**STATED TASK:**
Starting with the first line of the data below, copy each line up to and including the one containing "const crossingPressure = 12.0;". Pictures stay out.

**GIVEN INFORMATION:**
-*-
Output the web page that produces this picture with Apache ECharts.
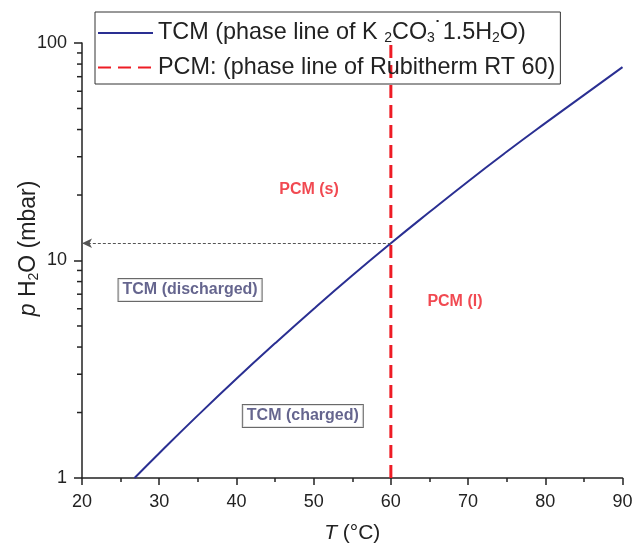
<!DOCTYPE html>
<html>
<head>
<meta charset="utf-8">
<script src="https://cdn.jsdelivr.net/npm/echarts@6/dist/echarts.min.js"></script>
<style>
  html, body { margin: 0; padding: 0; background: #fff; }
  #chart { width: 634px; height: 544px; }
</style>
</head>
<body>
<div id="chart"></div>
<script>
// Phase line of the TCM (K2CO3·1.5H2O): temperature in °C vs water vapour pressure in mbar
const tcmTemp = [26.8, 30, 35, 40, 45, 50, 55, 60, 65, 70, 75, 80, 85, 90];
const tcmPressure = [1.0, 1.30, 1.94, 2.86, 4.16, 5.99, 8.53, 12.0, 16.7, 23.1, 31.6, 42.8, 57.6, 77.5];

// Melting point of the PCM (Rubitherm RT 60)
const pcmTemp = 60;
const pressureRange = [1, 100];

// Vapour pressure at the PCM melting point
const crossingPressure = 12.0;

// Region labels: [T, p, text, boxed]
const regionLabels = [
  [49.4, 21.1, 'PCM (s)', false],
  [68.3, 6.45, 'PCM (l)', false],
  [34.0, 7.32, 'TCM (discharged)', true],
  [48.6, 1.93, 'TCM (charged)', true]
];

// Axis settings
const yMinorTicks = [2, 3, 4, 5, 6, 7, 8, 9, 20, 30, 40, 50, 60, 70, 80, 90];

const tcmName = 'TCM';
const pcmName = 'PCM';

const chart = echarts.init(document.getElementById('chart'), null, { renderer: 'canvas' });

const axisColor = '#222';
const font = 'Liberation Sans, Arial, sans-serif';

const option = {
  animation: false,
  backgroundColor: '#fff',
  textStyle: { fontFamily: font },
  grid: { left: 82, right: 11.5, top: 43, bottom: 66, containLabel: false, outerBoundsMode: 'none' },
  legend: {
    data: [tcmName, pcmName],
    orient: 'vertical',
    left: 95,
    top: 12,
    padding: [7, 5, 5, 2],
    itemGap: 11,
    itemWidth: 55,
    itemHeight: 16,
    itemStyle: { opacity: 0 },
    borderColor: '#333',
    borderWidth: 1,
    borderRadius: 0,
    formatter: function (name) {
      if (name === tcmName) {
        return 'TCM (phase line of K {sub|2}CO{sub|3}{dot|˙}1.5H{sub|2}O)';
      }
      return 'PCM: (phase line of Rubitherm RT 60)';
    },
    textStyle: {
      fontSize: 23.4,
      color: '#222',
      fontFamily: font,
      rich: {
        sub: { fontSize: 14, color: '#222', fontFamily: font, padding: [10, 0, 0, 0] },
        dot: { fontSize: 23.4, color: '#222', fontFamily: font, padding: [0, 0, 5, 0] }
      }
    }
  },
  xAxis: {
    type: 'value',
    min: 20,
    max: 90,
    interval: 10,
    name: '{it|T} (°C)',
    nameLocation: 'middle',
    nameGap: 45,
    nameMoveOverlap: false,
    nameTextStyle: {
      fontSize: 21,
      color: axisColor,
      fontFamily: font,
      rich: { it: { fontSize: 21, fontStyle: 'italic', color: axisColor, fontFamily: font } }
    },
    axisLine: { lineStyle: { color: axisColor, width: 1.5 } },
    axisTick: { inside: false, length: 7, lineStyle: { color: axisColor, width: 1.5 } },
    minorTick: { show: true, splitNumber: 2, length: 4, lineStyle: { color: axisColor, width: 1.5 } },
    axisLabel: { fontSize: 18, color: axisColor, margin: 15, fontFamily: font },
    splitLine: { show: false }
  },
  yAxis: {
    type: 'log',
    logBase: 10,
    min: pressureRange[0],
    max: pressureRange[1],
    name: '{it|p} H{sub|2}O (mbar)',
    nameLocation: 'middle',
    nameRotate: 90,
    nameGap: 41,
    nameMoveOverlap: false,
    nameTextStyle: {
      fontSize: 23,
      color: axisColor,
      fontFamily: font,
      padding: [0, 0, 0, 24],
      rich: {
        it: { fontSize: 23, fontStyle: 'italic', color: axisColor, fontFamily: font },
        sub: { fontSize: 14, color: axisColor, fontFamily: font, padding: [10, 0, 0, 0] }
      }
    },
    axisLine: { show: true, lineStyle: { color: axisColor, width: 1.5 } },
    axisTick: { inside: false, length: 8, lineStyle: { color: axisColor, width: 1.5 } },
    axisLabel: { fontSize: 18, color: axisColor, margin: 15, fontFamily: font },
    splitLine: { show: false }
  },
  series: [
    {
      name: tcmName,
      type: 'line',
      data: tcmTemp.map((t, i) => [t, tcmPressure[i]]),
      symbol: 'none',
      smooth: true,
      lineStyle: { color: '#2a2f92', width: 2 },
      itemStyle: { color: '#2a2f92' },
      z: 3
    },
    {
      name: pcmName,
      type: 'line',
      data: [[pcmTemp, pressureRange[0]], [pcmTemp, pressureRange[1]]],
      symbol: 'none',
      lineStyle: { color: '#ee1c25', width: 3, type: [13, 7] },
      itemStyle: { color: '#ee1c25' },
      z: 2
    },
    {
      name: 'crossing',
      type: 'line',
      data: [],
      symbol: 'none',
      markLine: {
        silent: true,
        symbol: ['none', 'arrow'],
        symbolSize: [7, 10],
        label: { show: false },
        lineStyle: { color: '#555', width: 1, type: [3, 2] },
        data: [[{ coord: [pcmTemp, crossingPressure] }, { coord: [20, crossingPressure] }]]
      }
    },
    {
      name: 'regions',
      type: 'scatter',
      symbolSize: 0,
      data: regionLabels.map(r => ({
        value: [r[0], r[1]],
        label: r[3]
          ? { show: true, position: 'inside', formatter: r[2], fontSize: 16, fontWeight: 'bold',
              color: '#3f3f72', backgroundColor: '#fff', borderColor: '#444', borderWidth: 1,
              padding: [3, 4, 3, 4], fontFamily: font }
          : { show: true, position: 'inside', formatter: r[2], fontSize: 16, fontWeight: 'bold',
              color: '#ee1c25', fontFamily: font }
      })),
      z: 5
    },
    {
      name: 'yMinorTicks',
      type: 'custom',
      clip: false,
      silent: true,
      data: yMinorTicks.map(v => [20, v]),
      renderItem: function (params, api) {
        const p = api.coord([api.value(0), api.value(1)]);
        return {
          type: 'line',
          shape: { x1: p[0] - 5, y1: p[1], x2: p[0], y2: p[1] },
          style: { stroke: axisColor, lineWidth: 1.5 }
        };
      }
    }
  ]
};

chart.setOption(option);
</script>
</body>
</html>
-*-
**RESPONSE:**
Output the web page that produces this picture with Apache ECharts.
<!DOCTYPE html>
<html>
<head>
<meta charset="utf-8">
<script src="https://cdn.jsdelivr.net/npm/echarts@6/dist/echarts.min.js"></script>
<style>
  html, body { margin: 0; padding: 0; background: #fff; }
  #chart { width: 634px; height: 544px; }
</style>
</head>
<body>
<div id="chart"></div>
<script>
// Phase line of the TCM (K2CO3·1.5H2O): temperature in °C vs water vapour pressure in mbar
const tcmTemp = [26.8, 30, 35, 40, 45, 50, 55, 60, 65, 70, 75, 80, 85, 90];
const tcmPressure = [1.0, 1.30, 1.94, 2.86, 4.16, 5.99, 8.53, 12.0, 16.7, 23.1, 31.6, 42.8, 57.6, 77.5];

// Melting point of the PCM (Rubitherm RT 60)
const pcmTemp = 60;
const pressureRange = [1, 100];

// Vapour pressure at the PCM melting point
const crossingPressure = 12.0;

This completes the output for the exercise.